→ What you are asked to do: Skip the pictures. Transcribe the rest of the data below without changing a word.
==================================================
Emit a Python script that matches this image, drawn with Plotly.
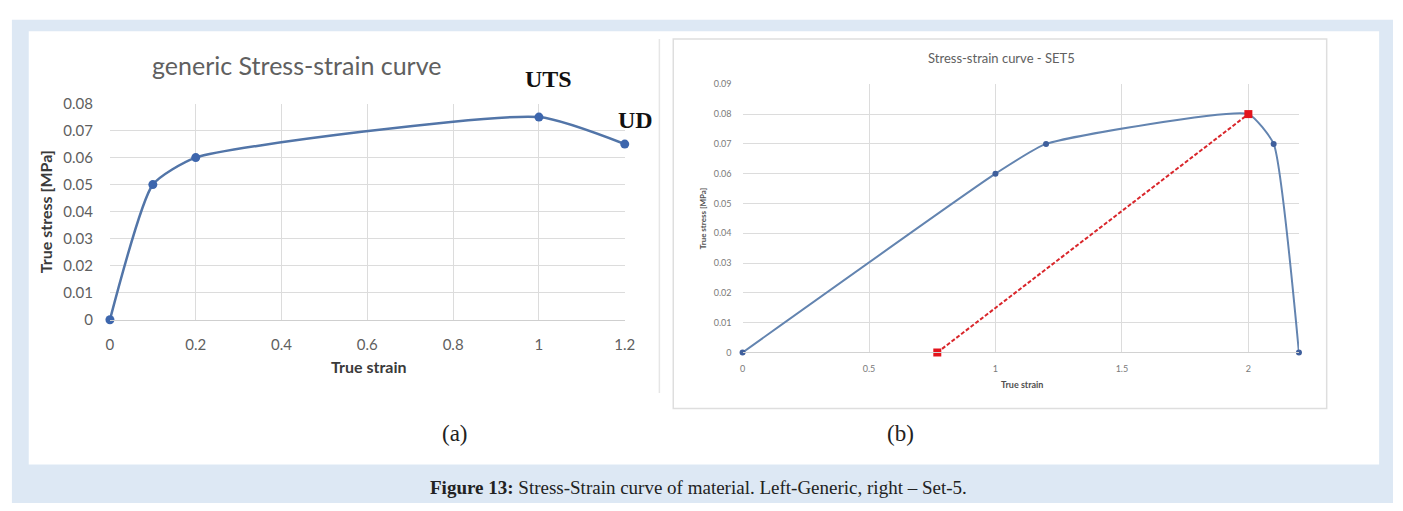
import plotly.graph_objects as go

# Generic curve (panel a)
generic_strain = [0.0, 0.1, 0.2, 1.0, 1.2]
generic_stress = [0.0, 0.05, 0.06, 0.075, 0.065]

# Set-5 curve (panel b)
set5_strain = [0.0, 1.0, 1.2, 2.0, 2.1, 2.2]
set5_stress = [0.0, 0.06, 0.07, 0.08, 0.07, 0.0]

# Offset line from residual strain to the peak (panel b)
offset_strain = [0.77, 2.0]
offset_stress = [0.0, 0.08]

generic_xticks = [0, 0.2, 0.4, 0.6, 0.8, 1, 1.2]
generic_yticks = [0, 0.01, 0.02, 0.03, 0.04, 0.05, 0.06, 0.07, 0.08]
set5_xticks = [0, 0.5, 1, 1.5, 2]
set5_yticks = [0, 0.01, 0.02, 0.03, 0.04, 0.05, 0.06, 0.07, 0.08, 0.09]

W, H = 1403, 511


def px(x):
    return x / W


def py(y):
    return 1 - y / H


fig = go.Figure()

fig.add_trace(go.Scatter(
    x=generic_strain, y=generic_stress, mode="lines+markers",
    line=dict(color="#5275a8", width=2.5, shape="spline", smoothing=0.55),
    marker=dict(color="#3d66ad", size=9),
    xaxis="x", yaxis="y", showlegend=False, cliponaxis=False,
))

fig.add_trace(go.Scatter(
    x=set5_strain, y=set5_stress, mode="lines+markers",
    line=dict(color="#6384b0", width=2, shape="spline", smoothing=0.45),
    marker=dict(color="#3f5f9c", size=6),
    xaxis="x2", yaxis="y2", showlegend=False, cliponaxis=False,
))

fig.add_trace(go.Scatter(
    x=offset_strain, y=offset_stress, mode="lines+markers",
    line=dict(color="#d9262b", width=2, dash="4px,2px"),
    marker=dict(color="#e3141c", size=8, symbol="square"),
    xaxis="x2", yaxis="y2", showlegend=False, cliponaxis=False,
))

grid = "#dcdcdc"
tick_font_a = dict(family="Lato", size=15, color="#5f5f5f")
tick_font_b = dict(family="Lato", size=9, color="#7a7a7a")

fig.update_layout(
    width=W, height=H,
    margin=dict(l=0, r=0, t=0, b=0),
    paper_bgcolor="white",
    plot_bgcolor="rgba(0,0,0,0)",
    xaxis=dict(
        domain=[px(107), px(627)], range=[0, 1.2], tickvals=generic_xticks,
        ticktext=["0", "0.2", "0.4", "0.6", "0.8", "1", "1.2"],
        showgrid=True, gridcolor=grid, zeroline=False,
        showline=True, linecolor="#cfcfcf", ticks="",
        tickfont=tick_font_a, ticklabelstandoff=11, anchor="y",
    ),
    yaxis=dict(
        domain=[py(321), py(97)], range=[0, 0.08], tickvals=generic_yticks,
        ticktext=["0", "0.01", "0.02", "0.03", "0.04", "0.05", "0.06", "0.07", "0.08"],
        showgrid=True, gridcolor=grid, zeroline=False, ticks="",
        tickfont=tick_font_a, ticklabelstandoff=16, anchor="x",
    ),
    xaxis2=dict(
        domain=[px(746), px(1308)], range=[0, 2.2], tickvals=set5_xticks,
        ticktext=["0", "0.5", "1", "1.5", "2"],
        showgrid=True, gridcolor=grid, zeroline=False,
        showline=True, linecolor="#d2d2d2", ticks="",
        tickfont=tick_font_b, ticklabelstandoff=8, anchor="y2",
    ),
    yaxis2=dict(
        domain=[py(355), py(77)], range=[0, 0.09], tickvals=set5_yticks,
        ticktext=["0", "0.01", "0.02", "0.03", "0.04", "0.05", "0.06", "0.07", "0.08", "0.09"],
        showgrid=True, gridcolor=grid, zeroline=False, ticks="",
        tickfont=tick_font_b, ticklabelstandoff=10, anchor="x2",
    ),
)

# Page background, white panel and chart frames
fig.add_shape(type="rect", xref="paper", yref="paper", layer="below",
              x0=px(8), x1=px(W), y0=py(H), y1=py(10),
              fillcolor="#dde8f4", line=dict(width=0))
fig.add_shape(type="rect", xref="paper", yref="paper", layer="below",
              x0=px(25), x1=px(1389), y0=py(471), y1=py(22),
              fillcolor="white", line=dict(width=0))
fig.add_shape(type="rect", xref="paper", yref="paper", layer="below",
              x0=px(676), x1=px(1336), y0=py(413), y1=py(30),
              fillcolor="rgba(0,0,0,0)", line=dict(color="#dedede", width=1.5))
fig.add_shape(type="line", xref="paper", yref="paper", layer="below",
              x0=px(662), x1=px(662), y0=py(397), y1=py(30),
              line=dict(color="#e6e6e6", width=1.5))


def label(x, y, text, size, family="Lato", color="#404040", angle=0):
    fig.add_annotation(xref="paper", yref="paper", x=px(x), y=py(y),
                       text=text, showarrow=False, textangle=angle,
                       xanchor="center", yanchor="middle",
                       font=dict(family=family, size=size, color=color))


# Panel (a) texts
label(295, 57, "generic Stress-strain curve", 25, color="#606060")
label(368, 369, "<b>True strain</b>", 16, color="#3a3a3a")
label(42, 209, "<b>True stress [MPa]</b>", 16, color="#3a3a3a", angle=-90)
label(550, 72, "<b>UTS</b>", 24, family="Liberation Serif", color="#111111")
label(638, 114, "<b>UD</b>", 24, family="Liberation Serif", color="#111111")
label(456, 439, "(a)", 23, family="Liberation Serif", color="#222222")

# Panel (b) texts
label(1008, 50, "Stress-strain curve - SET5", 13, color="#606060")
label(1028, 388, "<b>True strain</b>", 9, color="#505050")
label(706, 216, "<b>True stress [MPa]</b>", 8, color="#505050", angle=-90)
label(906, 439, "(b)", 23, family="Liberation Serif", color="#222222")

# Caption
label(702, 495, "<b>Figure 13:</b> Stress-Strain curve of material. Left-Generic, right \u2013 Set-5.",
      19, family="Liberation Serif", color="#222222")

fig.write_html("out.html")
==================================================
→ Output of the task:
Emit a Python script that matches this image, drawn with Plotly.
import plotly.graph_objects as go

# Generic curve (panel a)
generic_strain = [0.0, 0.1, 0.2, 1.0, 1.2]
generic_stress = [0.0, 0.05, 0.06, 0.075, 0.065]

# Set-5 curve (panel b)
set5_strain = [0.0, 1.0, 1.2, 2.0, 2.1, 2.2]
set5_stress = [0.0, 0.06, 0.07, 0.08, 0.07, 0.0]

# Offset line from residual strain to the peak (panel b)
offset_strain = [0.77, 2.0]
offset_stress = [0.0, 0.08]

generic_xticks = [0, 0.2, 0.4, 0.6, 0.8, 1, 1.2]
generic_yticks = [0, 0.01, 0.02, 0.03, 0.04, 0.05, 0.06, 0.07, 0.08]
set5_xticks = [0, 0.5, 1, 1.5, 2]
set5_yticks = [0, 0.01, 0.02, 0.03, 0.04, 0.05, 0.06, 0.07, 0.08, 0.09]

W, H = 1403, 511


def px(x):
    return x / W


def py(y):
    return 1 - y / H


fig = go.Figure()

fig.add_trace(go.Scatter(
    x=generic_strain, y=generic_stress, mode="lines+markers",
    line=dict(color="#5275a8", width=2.5, shape="spline", smoothing=0.55),
    marker=dict(color="#3d66ad", size=9),
    xaxis="x", yaxis="y", showlegend=False, cliponaxis=False,
))

fig.add_trace(go.Scatter(
    x=set5_strain, y=set5_stress, mode="lines+markers",
    line=dict(color="#6384b0", width=2, shape="spline", smoothing=0.45),
    marker=dict(color="#3f5f9c", size=6),
    xaxis="x2", yaxis="y2", showlegend=False, cliponaxis=False,
))

fig.add_trace(go.Scatter(
    x=offset_strain, y=offset_stress, mode="lines+markers",
    line=dict(color="#d9262b", width=2, dash="4px,2px"),
    marker=dict(color="#e3141c", size=8, symbol="square"),
    xaxis="x2", yaxis="y2", showlegend=False, cliponaxis=False,
))

grid = "#dcdcdc"
tick_font_a = dict(family="Lato", size=15, color="#5f5f5f")
tick_font_b = dict(family="Lato", size=9, color="#7a7a7a")

fig.update_layout(
    width=W, height=H,
    margin=dict(l=0, r=0, t=0, b=0),
    paper_bgcolor="white",
    plot_bgcolor="rgba(0,0,0,0)",
    xaxis=dict(
        domain=[px(107), px(627)], range=[0, 1.2], tickvals=generic_xticks,
        ticktext=["0", "0.2", "0.4", "0.6", "0.8", "1", "1.2"],
        showgrid=True, gridcolor=grid, zeroline=False,
        showline=True, linecolor="#cfcfcf", ticks="",
        tickfont=tick_font_a, ticklabelstandoff=11, anchor="y",
    ),
    yaxis=dict(
        domain=[py(321), py(97)], range=[0, 0.08], tickvals=generic_yticks,
        ticktext=["0", "0.01", "0.02", "0.03", "0.04", "0.05", "0.06", "0.07", "0.08"],
        showgrid=True, gridcolor=grid, zeroline=False, ticks="",
        tickfont=tick_font_a, ticklabelstandoff=16, anchor="x",
    ),
    xaxis2=dict(
        domain=[px(746), px(1308)], range=[0, 2.2], tickvals=set5_xticks,
        ticktext=["0", "0.5", "1", "1.5", "2"],
        showgrid=True, gridcolor=grid, zeroline=False,
        showline=True, linecolor="#d2d2d2", ticks="",
        tickfont=tick_font_b, ticklabelstandoff=8, anchor="y2",
    ),
    yaxis2=dict(
        domain=[py(355), py(77)], range=[0, 0.09], tickvals=set5_yticks,
        ticktext=["0", "0.01", "0.02", "0.03", "0.04", "0.05", "0.06", "0.07", "0.08", "0.09"],
        showgrid=True, gridcolor=grid, zeroline=False, ticks="",
        tickfont=tick_font_b, ticklabelstandoff=10, anchor="x2",
    ),
)

# Page background, white panel and chart frames
fig.add_shape(type="rect", xref="paper", yref="paper", layer="below",
              x0=px(8), x1=px(W), y0=py(H), y1=py(10),
              fillcolor="#dde8f4", line=dict(width=0))
fig.add_shape(type="rect", xref="paper", yref="paper", layer="below",
              x0=px(25), x1=px(1389), y0=py(471), y1=py(22),
              fillcolor="white", line=dict(width=0))
fig.add_shape(type="rect", xref="paper", yref="paper", layer="below",
              x0=px(676), x1=px(1336), y0=py(413), y1=py(30),
              fillcolor="rgba(0,0,0,0)", line=dict(color="#dedede", width=1.5))
fig.add_shape(type="line", xref="paper", yref="paper", layer="below",
              x0=px(662), x1=px(662), y0=py(397), y1=py(30),
              line=dict(color="#e6e6e6", width=1.5))


def label(x, y, text, size, family="Lato", color="#404040", angle=0):
    fig.add_annotation(xref="paper", yref="paper", x=px(x), y=py(y),
                       text=text, showarrow=False, textangle=angle,
                       xanchor="center", yanchor="middle",
                       font=dict(family=family, size=size, color=color))


# Panel (a) texts
label(295, 57, "generic Stress-strain curve", 25, color="#606060")
label(368, 369, "<b>True strain</b>", 16, color="#3a3a3a")
label(42, 209, "<b>True stress [MPa]</b>", 16, color="#3a3a3a", angle=-90)
label(550, 72, "<b>UTS</b>", 24, family="Liberation Serif", color="#111111")
label(638, 114, "<b>UD</b>", 24, family="Liberation Serif", color="#111111")
label(456, 439, "(a)", 23, family="Liberation Serif", color="#222222")

# Panel (b) texts
label(1008, 50, "Stress-strain curve - SET5", 13, color="#606060")
label(1028, 388, "<b>True strain</b>", 9, color="#505050")
label(706, 216, "<b>True stress [MPa]</b>", 8, color="#505050", angle=-90)
label(906, 439, "(b)", 23, family="Liberation Serif", color="#222222")

# Caption
label(702, 495, "<b>Figure 13:</b> Stress-Strain curve of material. Left-Generic, right \u2013 Set-5.",
      19, family="Liberation Serif", color="#222222")

fig.write_html("out.html")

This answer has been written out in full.